## Given problem
Skipping all pictures, set down the lines of the listing from the first through the one with "(eim) at (649,652)".
Begin
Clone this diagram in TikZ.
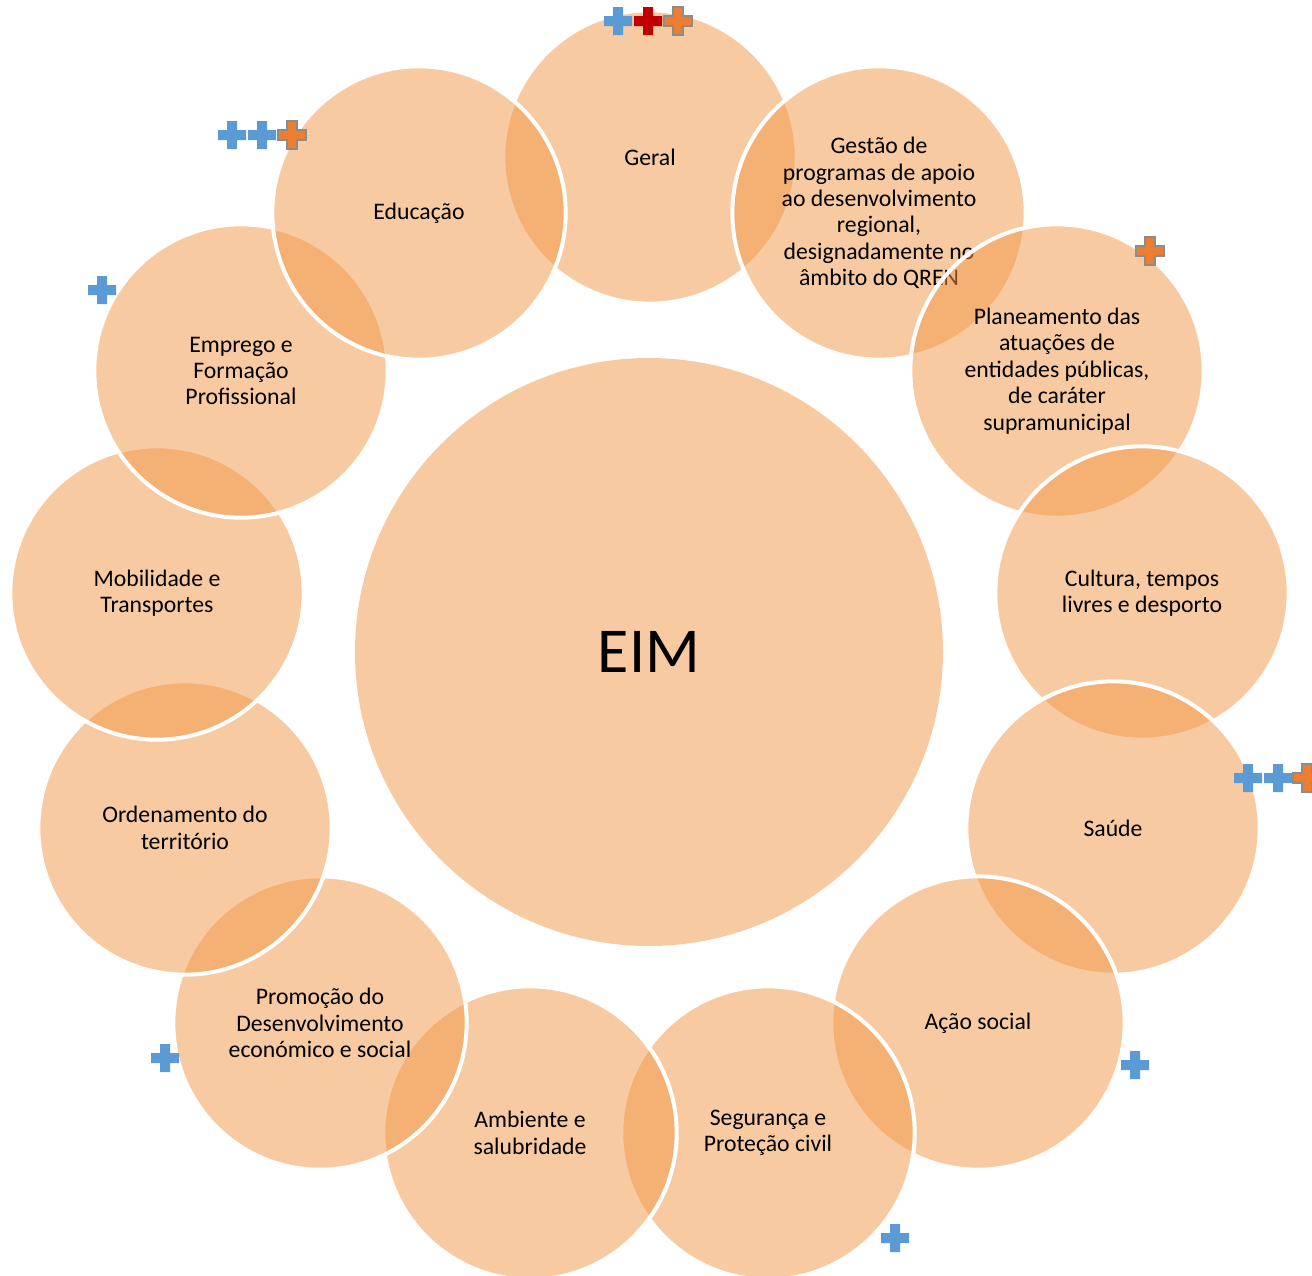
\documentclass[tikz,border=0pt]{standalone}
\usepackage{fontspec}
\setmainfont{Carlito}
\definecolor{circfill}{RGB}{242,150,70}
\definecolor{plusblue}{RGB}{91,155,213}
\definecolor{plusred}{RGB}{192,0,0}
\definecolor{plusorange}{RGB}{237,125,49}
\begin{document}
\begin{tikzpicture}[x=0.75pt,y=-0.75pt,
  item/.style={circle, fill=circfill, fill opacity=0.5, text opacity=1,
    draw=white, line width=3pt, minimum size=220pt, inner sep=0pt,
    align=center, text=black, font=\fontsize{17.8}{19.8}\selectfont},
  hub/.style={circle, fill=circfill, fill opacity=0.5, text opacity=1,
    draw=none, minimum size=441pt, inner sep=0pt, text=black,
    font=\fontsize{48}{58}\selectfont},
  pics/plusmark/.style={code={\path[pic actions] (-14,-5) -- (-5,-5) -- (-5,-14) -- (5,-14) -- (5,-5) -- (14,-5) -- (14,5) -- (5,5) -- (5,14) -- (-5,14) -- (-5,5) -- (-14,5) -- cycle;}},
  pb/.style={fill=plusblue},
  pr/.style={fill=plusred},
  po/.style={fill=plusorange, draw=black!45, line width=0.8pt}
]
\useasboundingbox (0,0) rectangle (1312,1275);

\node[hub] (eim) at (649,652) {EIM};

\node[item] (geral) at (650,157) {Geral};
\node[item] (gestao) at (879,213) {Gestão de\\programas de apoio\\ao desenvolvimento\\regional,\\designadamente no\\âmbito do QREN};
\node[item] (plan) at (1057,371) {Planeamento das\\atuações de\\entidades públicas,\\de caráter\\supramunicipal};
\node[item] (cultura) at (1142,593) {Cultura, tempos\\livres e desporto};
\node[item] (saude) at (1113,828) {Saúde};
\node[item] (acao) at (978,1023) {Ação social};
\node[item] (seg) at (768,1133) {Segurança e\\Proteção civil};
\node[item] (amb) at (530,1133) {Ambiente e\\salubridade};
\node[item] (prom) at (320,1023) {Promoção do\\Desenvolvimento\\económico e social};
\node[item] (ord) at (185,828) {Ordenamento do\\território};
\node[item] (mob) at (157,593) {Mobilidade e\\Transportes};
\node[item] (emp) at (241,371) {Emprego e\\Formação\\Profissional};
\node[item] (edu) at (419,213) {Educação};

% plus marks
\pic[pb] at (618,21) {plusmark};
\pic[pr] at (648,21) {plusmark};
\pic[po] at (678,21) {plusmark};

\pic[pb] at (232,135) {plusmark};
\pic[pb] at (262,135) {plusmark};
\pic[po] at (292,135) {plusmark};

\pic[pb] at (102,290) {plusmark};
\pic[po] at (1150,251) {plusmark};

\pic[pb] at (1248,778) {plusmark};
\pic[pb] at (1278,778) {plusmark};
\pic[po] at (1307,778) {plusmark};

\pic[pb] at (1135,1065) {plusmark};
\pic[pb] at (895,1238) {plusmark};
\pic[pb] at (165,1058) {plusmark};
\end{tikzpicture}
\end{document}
End
## Expected answer
Clone this diagram in TikZ.
\documentclass[tikz,border=0pt]{standalone}
\usepackage{fontspec}
\setmainfont{Carlito}
\definecolor{circfill}{RGB}{242,150,70}
\definecolor{plusblue}{RGB}{91,155,213}
\definecolor{plusred}{RGB}{192,0,0}
\definecolor{plusorange}{RGB}{237,125,49}
\begin{document}
\begin{tikzpicture}[x=0.75pt,y=-0.75pt,
  item/.style={circle, fill=circfill, fill opacity=0.5, text opacity=1,
    draw=white, line width=3pt, minimum size=220pt, inner sep=0pt,
    align=center, text=black, font=\fontsize{17.8}{19.8}\selectfont},
  hub/.style={circle, fill=circfill, fill opacity=0.5, text opacity=1,
    draw=none, minimum size=441pt, inner sep=0pt, text=black,
    font=\fontsize{48}{58}\selectfont},
  pics/plusmark/.style={code={\path[pic actions] (-14,-5) -- (-5,-5) -- (-5,-14) -- (5,-14) -- (5,-5) -- (14,-5) -- (14,5) -- (5,5) -- (5,14) -- (-5,14) -- (-5,5) -- (-14,5) -- cycle;}},
  pb/.style={fill=plusblue},
  pr/.style={fill=plusred},
  po/.style={fill=plusorange, draw=black!45, line width=0.8pt}
]
\useasboundingbox (0,0) rectangle (1312,1275);

\node[hub] (eim) at (649,652) {EIM};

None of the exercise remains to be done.